Yes. It is influenced more by other people by planting an idea that your actual memory can recall. [This is called interference memory, or even retroactive interference memory].
[MN: Remember Alan Alda being shown the pictures of events that did not happen and he swore they DID happen?]
False memories can be implanted by other people. Memory researchers have shown that doing nothing more than mentioning a name or showing an image of something before asking someone to recall an event can significantly change how he remembers that event.
The hard truth is that our memories are highly vulnerable to being hijacked by suggestions, or just plain made up by the brain. You cannot trust them completely.
This has nothing to do wtih intelligence. It is just how normal, health brain works.
If we have a biased belief, won’t evidence persuade us we are wrong?
We all have many natural biases that have stealthy ways of distorting our thinking. What we may imagine is a reliable and logical brain is more like a three ring circus of wacky thinking. For example, did you know that we instinctively notice and remember evidence that SUPPORTS our beliefs while simultaneously IGNORING AND FORGETTING evidence that contradicts our beliefs?
Just because the words are on the TV screen before our eyes does not mean it is registering in our brain, because the biases hold control over our brain and we just will not get it.
“Seeing is believing” Is this true?
Not at all!
Forget your eyes. It is the brain that sees.
What we see is something the brain has produced for us based on input it received via the eyes. It is never a 100% truth.
It sounds crazy when you think about it. We do not really see the things we look at. How can this be?

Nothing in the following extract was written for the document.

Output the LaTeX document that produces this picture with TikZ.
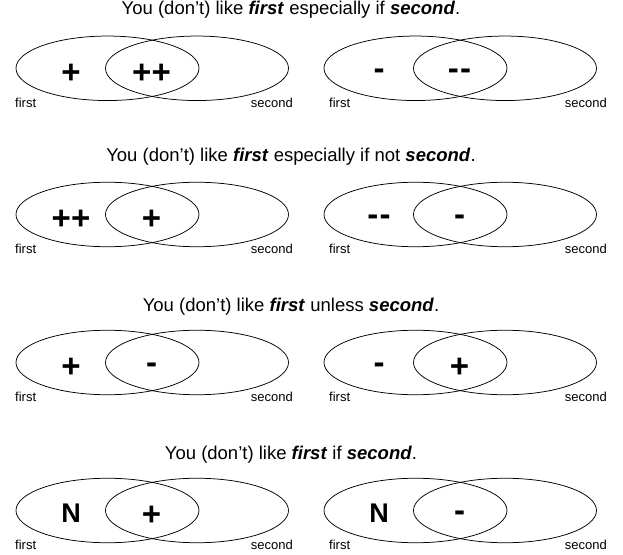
\documentclass[tikz,border=0pt]{standalone}
\usepackage{fontspec}
\setmainfont{Liberation Sans}
\usetikzlibrary{shapes.geometric}

\tikzset{
  venn/.style={ellipse,draw,line width=0.75pt,minimum width=183pt,minimum height=64.5pt,inner sep=0pt},
  sign/.style={anchor=base,inner sep=0pt,font=\fontsize{33}{33}\selectfont\bfseries},
  tag/.style={inner sep=0pt,font=\fontsize{13}{13}\selectfont},
  caption/.style={anchor=base,inner sep=0pt,font=\fontsize{18.5}{18.5}\selectfont}
}
\newcommand{\fw}{\textbf{\textit{first}}}
\newcommand{\sw}{\textbf{\textit{second}}}
% signs, set on one baseline
\newcommand{\psign}{\raisebox{-2pt}{+}}
\newcommand{\msign}{\raisebox{2.2pt}{-}}
\newcommand{\nsign}{\raisebox{1pt}{\fontsize{27}{27}\selectfont N}}

\begin{document}
\begin{tikzpicture}[x=1pt,y=1pt]
  \useasboundingbox (0,0) rectangle (623,554);
  % one row per sentence: centre height, title baseline, words, signs left / right
  \foreach \r/\yc/\yt/\txt/\pa/\pb/\na/\nb in {
    1/485.7/539/{especially if}/\psign/\psign\psign/\msign/\msign\kern1.5pt\msign,
    2/339.5/392/{especially if not}/\psign\psign/\psign/\msign\kern1.5pt\msign/\msign,
    3/191.5/242/{unless}/\psign/\msign/\msign/\psign,
    4/43.5/95/{if}/\nsign/\psign/\nsign/\msign}
  {
    \node[caption] (t\r) at (291,\yt) {You (don't) like \fw\ \txt\ \sw.};
    %% the two pairs of ellipses
    \foreach \p/\dx/\lx/\sa/\sb in {L/0/0/\pa/\pb, R/308/314/\na/\nb}
    {
      \node[venn] (f\p\r) at (107.5+\dx,\yc) {};
      \node[venn] (s\p\r) at (197+\dx,\yc) {};
      \node[sign] (a\p\r) at (71+\dx,\yc-13) {\sa};
      \node[sign] (b\p\r) at (151.5+\dx,\yc-13) {\sb};
      \node[tag,anchor=base west] (lf\p\r) at (15+\lx,\yc-39) {first};
      \node[tag,anchor=base east] (ls\p\r) at (293+\lx,\yc-39) {second};
    }
  }
\end{tikzpicture}
\end{document}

Your brain does not replay the scenery around you like a camera. It provides you with its own highly edited sketch of the scene. Your brain gives you a VERSION of what you look at.
You are not watching a video feed; you are watching a docudrama. The brain takes the liberty of leaving out what it assumes are unimportant details. You do not need to see every leaf in every tree and every blade of grass in full detail. [Your brain confabulates what it thinks is there]
[MN: Remember we only see a “thumb’s width” in our focused vision. Everything else is brain “peripheral fill in”. This explains why you walk right past your golf ball.
It explains why you walk into a room of ten people then suddenly notice your Mother is there among the people, but you did not see her there when you first walked in the room.]
So why does your brain confabulate what you see in peripheral vision?
It would just take too much data. It would clutter your thoughts and make you less efficient. [MN: It would slow down your vision to the point like a buffering hourglass comes on your computer screen, because the data is not complete and ready to present to you.]
So what is Inattentional blindness?
Inattentional blindness is the reason it is not safe to drive while talking on a cell phone. You can be staring at the road ahead of you, but as your brain devotes itself to the phone conversation, you fail to notice the truck that brakes in front of you or the motorcycle rider who pulls out in front of you.
[MN: This is why it is not safe to use a cell phone while driving. Or even to be engaged in a conversation that requires thinking before you answer.]
It is the same principle as the gorilla in the room that half the people do not notice because they are concentrating on how many times the ball is tossed by the team of people dressed in white.
How does Confirmation Bias work in our brains?
Confirmation bias is the problem we all have when it comes to thinking about our beliefs. Without being aware of it, we tend to protect our beliefs. Confirmation bias draws us toward evidence and arguments that support our beliefs while simultaneously turning us off to evidence and arguments that go against our beliefs.
[MN: On the Simpson documentary I heard a good reply. The reporter asked the lawyer what about the (anything) found in his home. The lawyer’s brilliant reply was, “Well, you know the media. They find a little kernel of something ambiguous and blow it up to a big bag of popcorn!”]
If a person has confirmation bias, how hard is it to reach their thinking?
Page 66 states: If a skeptic like me explains how psychic readings really only seem to work and why it does not make sense to believe in them, the believer’s brain is likely to instinctively go into siege mode. The drawbridge is raised, crocodiles are released into the moat, and defenders man the walls.
Little or nothing the skeptic says actually gets in. Anything that does get in is likely to be forgotten forever. The believer usually does not recognize how biased and close minded he is being. He feels that he is completly rational and fair.
How much of our brain is devoted to conscious decisions?
More than 90% of what is going on in our brains every day is subconscious, meaning we are mostly clueless about it.
Think of it like this: Our brain is like a house that has 20 rooms on four floors. But we are allowed to enter only one room in the entire house. The doors to the other 19 rooms are locked. The house is always busy. A lot of activity is going on in those onther 19 rooms and it all directly impacts us. but we go not get to peek in.
[The other 19 rooms is the brain running your body]
Summary.
Your brain constructs and interprets what you look at. You do not have a camera in your head that faithfully captures reality. What we see is something the brain has produced for us, based loosely on what comes in through our eyes. It is never 100% true and complete. For this reason, we cannot always be sure about what we think we see.